**Exercise details**
Work out the number of lines containing "this". Answer with nothing but that number.
* Begin Data lines *
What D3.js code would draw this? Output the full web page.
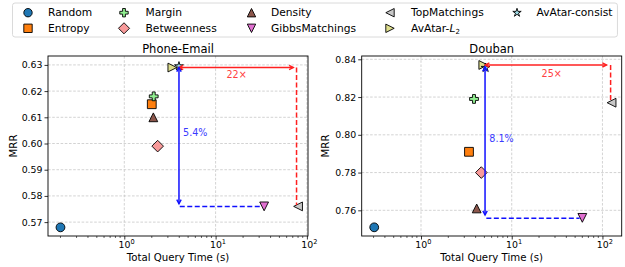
<!DOCTYPE html>
<html>
<head>
<meta charset="utf-8">
<script src="https://cdn.jsdelivr.net/npm/d3@7"></script>
<style>
  body { margin: 0; background: #fff; }
  svg { display: block; font-family: "DejaVu Sans", sans-serif; }
</style>
</head>
<body>
<script>
// --- data -----------------------------------------------------------------
const methods = ["Random", "Entropy", "Margin", "Betweenness", "Density",
                 "GibbsMatchings", "TopMatchings", "AvAtar-L2", "AvAtar-consist"]
const shapes = ["circle", "square", "plus", "diamond", "triUp",
                "triDown", "triLeft", "triRight", "star"]
const colors = ["#1f77b4", "#ff7f0e", "#90ee90", "#f89a9a", "#8c564b",
                "#e070d0", "#c8c8c8", "#dede8c", "#9edae5"]

const phoneTime = [0.20, 2.0, 2.1, 2.32, 2.08, 34, 80, 3.36, 3.97]
const phoneMRR  = [0.568, 0.615, 0.618, 0.599, 0.610, 0.576, 0.576, 0.629, 0.6295]
const doubanTime = [0.305, 3.38, 3.84, 4.62, 4.11, 60, 126, 4.86, 5.15]
const doubanMRR  = [0.751, 0.791, 0.819, 0.780, 0.761, 0.756, 0.817, 0.837, 0.8355]

const phoneYTicks  = [0.57, 0.58, 0.59, 0.60, 0.61, 0.62, 0.63]
const doubanYTicks = [0.76, 0.78, 0.80, 0.82, 0.84]
const xTicks = [1, 10, 100]

// annotations (data units)
const phoneSpeed = [[3.97, 0.629], [71, 0.629]]
const phoneSpeedDrop = [[77, 0.629], [77, 0.5765]]
const phoneGain = [[3.97, 0.629], [3.97, 0.577]]
const phoneGainRun = [[4.05, 0.576], [31, 0.576]]
const phoneLabels = [["22×", 17, 0.6262, "red"], ["5.4%", 4.4, 0.6042, "blue"]]

const doubanSpeed = [[5.1, 0.837], [111, 0.837]]
const doubanSpeedDrop = [[123, 0.837], [123, 0.8175]]
const doubanGain = [[5.08, 0.836], [5.08, 0.7575]]
const doubanGainRun = [[5.25, 0.7558], [56, 0.7558]]
const doubanLabels = [["25×", 27.6, 0.8326, "red"], ["8.1%", 5.66, 0.7978, "blue"]]

// --- helpers --------------------------------------------------------------
const W = 625, H = 267
const S = 8.8

function markerPath(kind, s) {
  const h = s / 2
  const poly = pts => "M" + pts.map(p => p.map(v => v.toFixed(2)).join(",")).join("L") + "Z"
  switch (kind) {
    case "circle": return d3.symbol(d3.symbolCircle, Math.PI * h * h)()
    case "square": return poly([[-h, -h], [h, -h], [h, h], [-h, h]])
    case "plus": {
      const a = s / 6
      return poly([[-a, -3 * a], [a, -3 * a], [a, -a], [3 * a, -a], [3 * a, a], [a, a],
                   [a, 3 * a], [-a, 3 * a], [-a, a], [-3 * a, a], [-3 * a, -a], [-a, -a]])
    }
    case "diamond": { const r = h * 1.32; return poly([[0, -r], [r, 0], [0, r], [-r, 0]]) }
    case "triUp": return poly([[0, -h], [h, h], [-h, h]])
    case "triDown": return poly([[0, h], [h, -h], [-h, -h]])
    case "triLeft": return poly([[-h, 0], [h, -h], [h, h]])
    case "triRight": return poly([[h, 0], [-h, -h], [-h, h]])
    case "star": {
      const pts = []
      for (let i = 0; i < 10; i++) {
        const r = i % 2 ? h * 0.381966 : h * 1.05
        const a = -Math.PI / 2 + i * Math.PI / 5
        pts.push([r * Math.cos(a), r * Math.sin(a)])
      }
      return poly(pts)
    }
  }
}

const svg = d3.select("body").append("svg")
  .attr("width", W).attr("height", H)

// --- panels ---------------------------------------------------------------
const panels = [
  { title: "Phone-Email", time: phoneTime, mrr: phoneMRR, yTicks: phoneYTicks,
    xDomain: [0.146, 102.8], yDomain: [0.5647, 0.6334],
    left: 48, right: 308, top: 56, bottom: 236, ylabelX: 13.5,
    speed: phoneSpeed, drop: phoneSpeedDrop, gain: phoneGain, run: phoneGainRun, labels: phoneLabels },
  { title: "Douban", time: doubanTime, mrr: doubanMRR, yTicks: doubanYTicks,
    xDomain: [0.222, 163], yDomain: [0.7464, 0.84175],
    left: 361.7, right: 621.7, top: 56, bottom: 236, ylabelX: 325,
    speed: doubanSpeed, drop: doubanSpeedDrop, gain: doubanGain, run: doubanGainRun, labels: doubanLabels }
]

function arrowHead(g, x, y, dx, dy, color) {
  // small open head pointing in direction (dx,dy)
  const L = 4.2, Wd = 2.2
  const px = -dy, py = dx
  g.append("path")
    .attr("d", `M${x - dx * L + px * Wd},${y - dy * L + py * Wd}L${x},${y}L${x - dx * L - px * Wd},${y - dy * L - py * Wd}`)
    .attr("fill", "none").attr("stroke", color).attr("stroke-width", 1.4)
}

panels.forEach(p => {
  const x = d3.scaleLog().domain(p.xDomain).range([p.left, p.right])
  const y = d3.scaleLinear().domain(p.yDomain).range([p.bottom, p.top])
  const g = svg.append("g")

  // grid
  const grid = g.append("g").attr("stroke", "#c4c4c4").attr("stroke-width", 0.75)
    .attr("stroke-dasharray", "2.6,1.6")
  grid.selectAll(".gx").data(xTicks).join("line")
    .attr("x1", d => x(d)).attr("x2", d => x(d)).attr("y1", p.top).attr("y2", p.bottom)
  grid.selectAll(".gy").data(p.yTicks).join("line")
    .attr("y1", d => y(d)).attr("y2", d => y(d)).attr("x1", p.left).attr("x2", p.right)

  // axes
  const ya = g.append("g").attr("transform", `translate(${p.left},0)`)
    .call(d3.axisLeft(y).tickValues(p.yTicks).tickSize(3.5).tickPadding(2).tickFormat(d3.format(".2f")))
  ya.select(".domain").remove()
  ya.selectAll("text").attr("font-size", 9.4).attr("fill", "#000").attr("font-family", "DejaVu Sans")
  ya.selectAll("line").attr("stroke-width", 0.8)

  const minor = []
  for (let e = -1; e <= 2; e++) for (let m = 2; m <= 9; m++) {
    const v = m * Math.pow(10, e)
    if (v > p.xDomain[0] && v < p.xDomain[1]) minor.push(v)
  }
  g.append("g").selectAll("line").data(minor).join("line")
    .attr("x1", d => x(d)).attr("x2", d => x(d)).attr("y1", p.bottom).attr("y2", p.bottom + 2)
    .attr("stroke", "#000").attr("stroke-width", 0.6)

  const xa = g.append("g").attr("transform", `translate(0,${p.bottom})`)
    .call(d3.axisBottom(x).tickValues(xTicks).tickSize(3.5).tickPadding(1.5).tickFormat(""))
  xa.select(".domain").remove()
  xa.selectAll("line").attr("stroke-width", 0.8)
  xa.selectAll(".tick text").each(function (d) {
    const t = d3.select(this).attr("font-size", 9.4).attr("fill", "#000")
      .attr("font-family", "DejaVu Sans").attr("dx", "0.2em")
    t.append("tspan").text("10")
    t.append("tspan").attr("dy", -3.8).attr("font-size", 6.6).text(Math.round(Math.log10(d)))
  })

  // markers
  const pts = methods.map((m, i) => ({ i, t: p.time[i], v: p.mrr[i] }))
  g.append("g").selectAll("path").data(pts).join("path")
    .attr("d", d => markerPath(shapes[d.i], S))
    .attr("transform", d => `translate(${x(d.t)},${y(d.v)})`)
    .attr("fill", d => colors[d.i])
    .attr("stroke", "#000").attr("stroke-width", 0.9)

  // annotations
  const a = g.append("g")
  const red = "#ff2020", blue = "#1010ff"
  const P = c => [x(c[0]), y(c[1])]
  const [s0, s1] = p.speed.map(P)
  a.append("line").attr("x1", s0[0]).attr("y1", s0[1]).attr("x2", s1[0]).attr("y2", s1[1])
    .attr("stroke", red).attr("stroke-width", 1.5)
  arrowHead(a, s1[0], s1[1], 1, 0, red)
  arrowHead(a, s0[0], s0[1], -1, 0, red)
  const [d0, d1] = p.drop.map(P)
  a.append("line").attr("x1", d0[0]).attr("y1", d0[1]).attr("x2", d1[0]).attr("y2", d1[1])
    .attr("stroke", red).attr("stroke-width", 1.5).attr("stroke-dasharray", "5,2.5")
  const [g0, g1] = p.gain.map(P)
  a.append("line").attr("x1", g0[0]).attr("y1", g0[1]).attr("x2", g1[0]).attr("y2", g1[1])
    .attr("stroke", blue).attr("stroke-width", 1.5)
  arrowHead(a, g0[0], g0[1], 0, -1, blue)
  arrowHead(a, g1[0], g1[1], 0, 1, blue)
  const [r0, r1] = p.run.map(P)
  a.append("line").attr("x1", r0[0]).attr("y1", r0[1]).attr("x2", r1[0]).attr("y2", r1[1])
    .attr("stroke", blue).attr("stroke-width", 1.5).attr("stroke-dasharray", "5,2.5")

  p.labels.forEach(([txt, tx, ty, c]) => {
    a.append("text").attr("x", x(tx)).attr("y", y(ty)).attr("dy", "0.35em")
      .attr("text-anchor", c === "red" ? "middle" : "start")
      .attr("font-size", 9.6).attr("fill", c === "red" ? "#ff4040" : "#3a3aff")
      .text(txt)
  })

  // frame
  g.append("rect").attr("x", p.left).attr("y", p.top)
    .attr("width", p.right - p.left).attr("height", p.bottom - p.top)
    .attr("fill", "none").attr("stroke", "#000").attr("stroke-width", 0.9)

  // titles and labels
  g.append("text").attr("x", (p.left + p.right) / 2).attr("y", 52.5)
    .attr("text-anchor", "middle").attr("font-size", 11.5).text(p.title)
  g.append("text").attr("x", (p.left + p.right) / 2).attr("y", 260.5)
    .attr("text-anchor", "middle").attr("font-size", 10.2).text("Total Query Time (s)")
  g.append("text").attr("transform", `translate(${p.ylabelX},${(p.top + p.bottom) / 2}) rotate(-90)`)
    .attr("text-anchor", "middle").attr("dy", "0.35em").attr("font-size", 10.2).text("MRR")
})

// --- legend ---------------------------------------------------------------
const legMarkerX = [28, 124, 251.5, 390, 517]
const legTextX = [48, 145.5, 271, 411, 536.5]
const legRowY = [12.7, 28.3]
const leg = svg.append("g")
const legBox = leg.append("rect").attr("x", 12.5).attr("y", 3).attr("height", 34)
  .attr("rx", 2.5).attr("fill", "#fff").attr("stroke", "#d6d6d6").attr("stroke-width", 0.9)
let maxRight = 0
methods.forEach((m, i) => {
  const col = Math.floor(i / 2), row = i % 2
  leg.append("path").attr("d", markerPath(shapes[i], 8.4))
    .attr("transform", `translate(${legMarkerX[col]},${legRowY[row]})`)
    .attr("fill", colors[i]).attr("stroke", "#000").attr("stroke-width", 0.9)
  const t = leg.append("text").attr("x", legTextX[col]).attr("y", legRowY[row])
    .attr("dy", "0.35em").attr("font-size", 10.7)
  if (m === "AvAtar-L2") {
    t.append("tspan").text("AvAtar-")
    t.append("tspan").attr("font-style", "italic").text("L")
    t.append("tspan").attr("font-size", 7).attr("dy", 2).text("2")
  } else t.text(m)
  maxRight = Math.max(maxRight, legTextX[col] + t.node().getComputedTextLength())
})
legBox.attr("width", maxRight + 5 - 12.5)
</script>
</body>
</html>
* End Data lines *
**Exercise response**
2